Все высокопоставленные лица, высшее дворянство и масса людей заполнили все внутреннее пространство собора, архиепископ приблизился к алтарю, достал оттуда пакет, показал его собравшимся, сосредоточил на нем их внимание и сказал: «В этом конверте заключены счастье и слава России». Затем он зачитал завещание императора Александра, отречение великого князя Константина и манифест императора Николая. Столица и войска приняли присягу. Москва была избавлена от преступных выступлений, которые устрашили Петербург, и по праву гордилась своим поведением, столь несхожим с поведением своей соперницы 2-й столицы.
Сведения о существовании заговора, которые император Александр получил за несколько дней до своей смерти, заставили его направить генерала графа Чернышева из Таганрога во 2-ю армию, где находился центр партии, входившей в ассоциацию под названием Южное общество, тогда как партия с центром в Петербурге получила название Северного общества. В день восшествия императора на престол 14 декабря Чернышев арестовал в Тульчине полковника Пестеля, командира пехотного полка и одного из главарей заговора. Он успел передать своим сообщникам сигнал тревоги, который вместе со смертью императора Александра, должен был помочь в осуществлении их планов. Они приняли решение выступить.

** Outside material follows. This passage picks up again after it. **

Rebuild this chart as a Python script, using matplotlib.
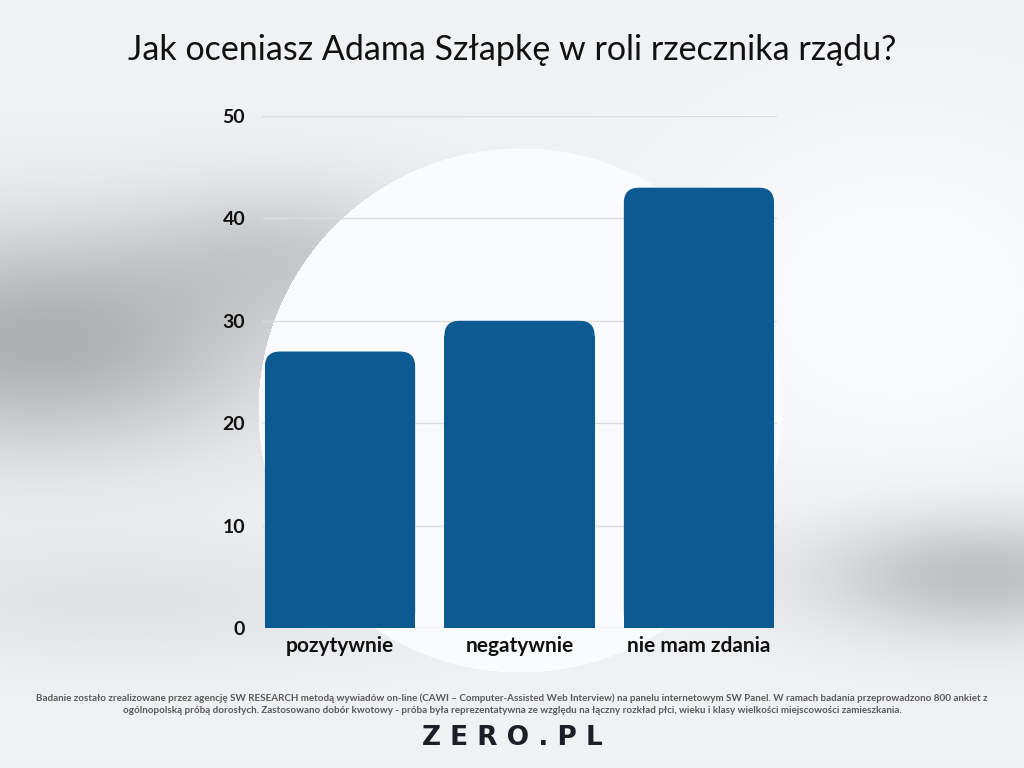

Командир пехотного полка полковник Муравьев, предполагая, что к нему для ареста уже был послан жандармский офицер, призвал на свою защиту солдат и стал им говорить о присяге не верность законному государю, смущая совесть и умы войск, доверенных его командованию. Он призвал к бунту, надеясь на поддержку гусарского полка под командованием одного из заговорщиков, как и он сам по фамилии Муравьев. Но этот последний в отличие от первого не обладал ни храбростью, ни преданностью войск. Он проявил колебания и был арестован и препровожден в Петербург вместе с полковником Пестелем, шефом интендантской службы 2-й армии Юшневским и многими другими офицерами, наиболее революционно настроенным из них был Бестужев-Рюмин, молодой человек, якобинец по убеждениям, энергичный, честолюбивый, настоящий демон пропаганды. Муравьев послал курьеров ко всем своим сторонникам с сообщением, что он поднял щит, и с просьбой о помощи, но нить заговора уже была порвана. Офицеры артиллерии и даже командиры рот были арестованы, другие офицеры испугались, и в итоге Муравьев мог рассчитывать только на себя, одна рота целиком отделилась от его полка, остальные солдаты только холодно следовали за их буйным и преступным полковником. Он увидел, что его надежды на присоединение единомышленников оказались обмануты, произвел несколько бесцельных маневров, потерял время, и через несколько дней встретился с направленным против него отрядом, в котором было несколько полевых орудий и несколько эскадрон гусар. Муравьев отважно принял бой, его солдаты примкнули штыки, и пошли на артиллерийские орудия. С той же неустрашимостью те бросились навстречу врагу и обстреляли их картечью, от которой Муравьев упал. Затем он поднялся и хотел бежать вперед, но его солдаты, увидев атаковавших их преданных солдат и осознав свою ошибку, бросили предателя и стали просить прощения. Таким образом было рассеяно и погашено при самом появлении пламя бунта, который в силу своих многочисленных отростков в разных воинских частях мог бы стать трудным для тушения пожаром.